Recently, Auto-ID technologies such as RFID have been widely used in shopfloor management and control. Such an automatic data generation manner brings new challenges, for example, how to collect manufacturing big data in a timely and accurate manner, and how to discover the association relationships among the manufacturing big data to improve the efficiency of material delivery. To address these challenges, in this paper, a framework for SMD-RMBD is proposed to provide a new paradigm for shopfloor material delivery.
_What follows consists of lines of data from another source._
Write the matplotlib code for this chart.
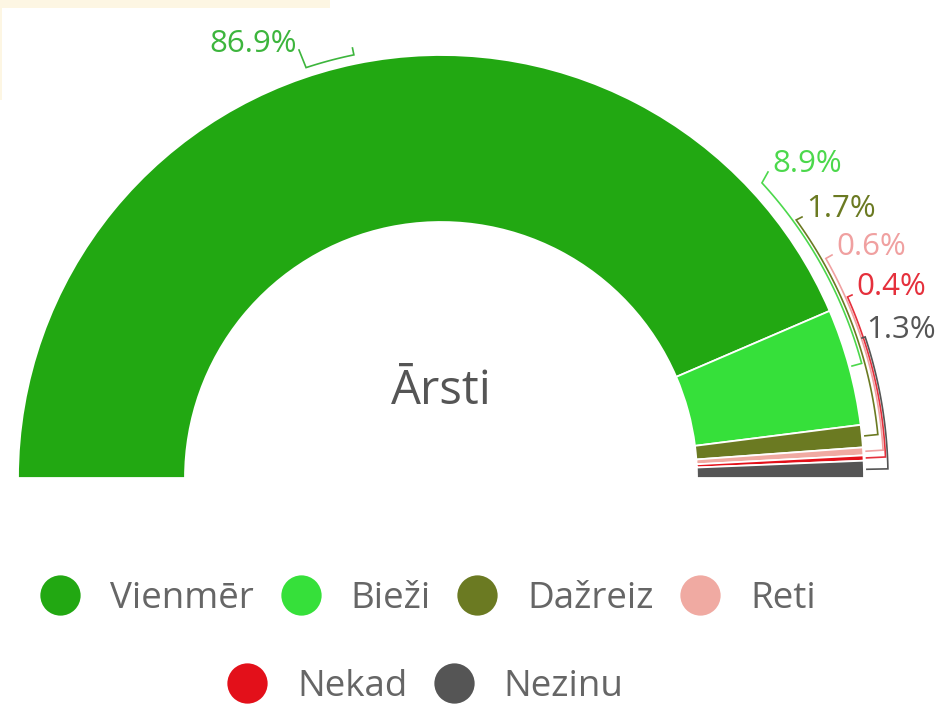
import numpy as np
import matplotlib.pyplot as plt
from matplotlib.patches import Rectangle
from matplotlib.lines import Line2D

# Dati
categories = ["Vienmēr", "Bieži", "Dažreiz", "Reti", "Nekad", "Nezinu"]
values = [86.9, 8.9, 1.7, 0.6, 0.4, 1.3]
pct_labels = ["86.9%", "8.9%", "1.7%", "0.6%", "0.4%", "1.3%"]
slice_colors = ["#22a812", "#36e03a", "#6b7a22", "#f0aaa2", "#e3101a", "#555555"]
text_colors = ["#3db53d", "#4cd84c", "#6b7a22", "#f0a0a0", "#e5303c", "#555555"]
center_title = "Ārsti"

plt.rcParams['font.family'] = ['Open Sans', 'DejaVu Sans']

W, H = 943, 704
CX, CY = 441, H - 478
R_OUT, R_IN = 423, 256

# izkārtojums etiķetēm (pikseļi, y uz leju)
lab_xy = [(297, 52), (772, 172), (806, 217), (836, 255), (856, 295), (866, 338)]
lab_ha = ["right", "left", "left", "left", "left", "left"]
br_start = [108.2, 42.6, 36.0, 29.7, 24.0, 18.4]
br_rad = [432, 436, 439, 443, 445, 447]


def polar(r, a):
    return CX + r * np.cos(np.radians(a)), CY + r * np.sin(np.radians(a))


fig = plt.figure(figsize=(W / 100, H / 100), dpi=100)
ax = fig.add_axes([0, 0, 1, 1])

# puse no apļa - otra puse ir neredzama
wedges, _ = ax.pie(values + [sum(values)], colors=slice_colors + ["white"],
                   startangle=180, counterclock=False, radius=R_OUT, center=(CX, CY),
                   wedgeprops=dict(width=R_OUT - R_IN, edgecolor="white", linewidth=1.3))
wedges[-1].set_visible(False)

# etiķetes ar iekavām
total = 2 * sum(values)
cum = 0
for i, v in enumerate(values):
    mid = 180 - (cum + v / 2) / total * 360
    cum += v
    col = text_colors[i]
    a = np.linspace(br_start[i], mid, 40)
    xs, ys = polar(br_rad[i], a)
    xs, ys = list(xs), list(ys)
    if i == 0:
        tx, ty = polar(br_rad[i] + 7, mid)
    else:
        tx, ty = polar(R_OUT + 3, mid)
    xs.append(tx)
    ys.append(ty)
    lx, ly = lab_xy[i]
    if i == 0:
        xs.insert(0, lx + 2)
        ys.insert(0, H - ly + 2)
    else:
        xs.insert(0, lx - 4)
        ys.insert(0, H - ly)
    ax.plot(xs, ys, color=col, lw=1.2, solid_joinstyle="miter")
    ax.text(lx, H - ly, pct_labels[i], color=col, fontsize=22.5, ha=lab_ha[i], va="baseline")

ax.text(CX, H - 391, center_title, fontsize=34, color="#555555", ha="center", va="center")

# fona josla augšējā kreisajā stūrī
ax.add_patch(Rectangle((0, H - 8), 330, 8, color="#fdf6e3", lw=0))
ax.add_patch(Rectangle((0, H - 100), 2, 100, color="#fdf6e3", lw=0))

ax.set_xlim(0, W)
ax.set_ylim(0, H)
ax.set_aspect("equal")
ax.axis("off")

# leģenda divās rindās
handles = [Line2D([], [], marker="o", ls="none", markersize=29, color=c, markeredgewidth=0)
           for c in slice_colors]
kw = dict(loc="center", frameon=False, fontsize=26.5, handlelength=1.0, handletextpad=0.86,
          columnspacing=0.76, borderpad=0, labelcolor="#666666")
leg1 = fig.legend(handles[:4], categories[:4], ncol=4, bbox_to_anchor=(429 / W, 1 - 599 / H), **kw)
leg2 = fig.legend(handles[4:], categories[4:], ncol=2, bbox_to_anchor=(426 / W, 1 - 687 / H), **kw)

fig.savefig("out.png", dpi=100)
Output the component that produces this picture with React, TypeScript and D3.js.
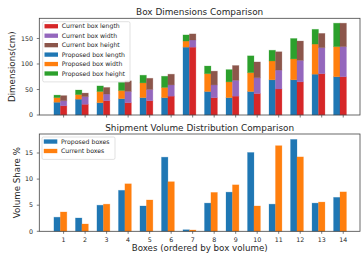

Three contributions are important in this paper. The first is the solution of data sensing and acquisition in a manufacturing big data environment. By using the solution, multi-source big data of the heterogeneous manufacturing resources can be collected in a timely fashion, so that the real-time material delivery decisions can be achieved. The second is the manufacturing big data preprocessing and storage solution. It can be used to share and exchange the manufacturing big data among heterogeneous manufacturing resources and different production stages. Meanwhile, reliable and reusable data for further deep analysis can be acquired. The third is a data mining graphical model for manufacturing big data. And on this base, an improved model is developed to identify the frequency trajectories of material delivery in a timely and dynamical mode.

The proposed framework provides a new kind of reference infrastructure to improve the performance of shopfloor material delivery by using multi-source and real-time manufacturing big data. Future research will focus upon the following two aspects. Firstly, the data form various production stages have their own characteristics. Therefore, data preprocessing algorithms for the big data of different production stages should be investigated. Secondly, the discovered association rules can be used for improving the material delivery decisions. By using the artificial intelligent and deep learning technologies, more accurate data analysis models should be developed to identify the hidden pattern from multi-source and real-time manufacturing big data and to make more precise decisions for the optimal material delivery trajectory.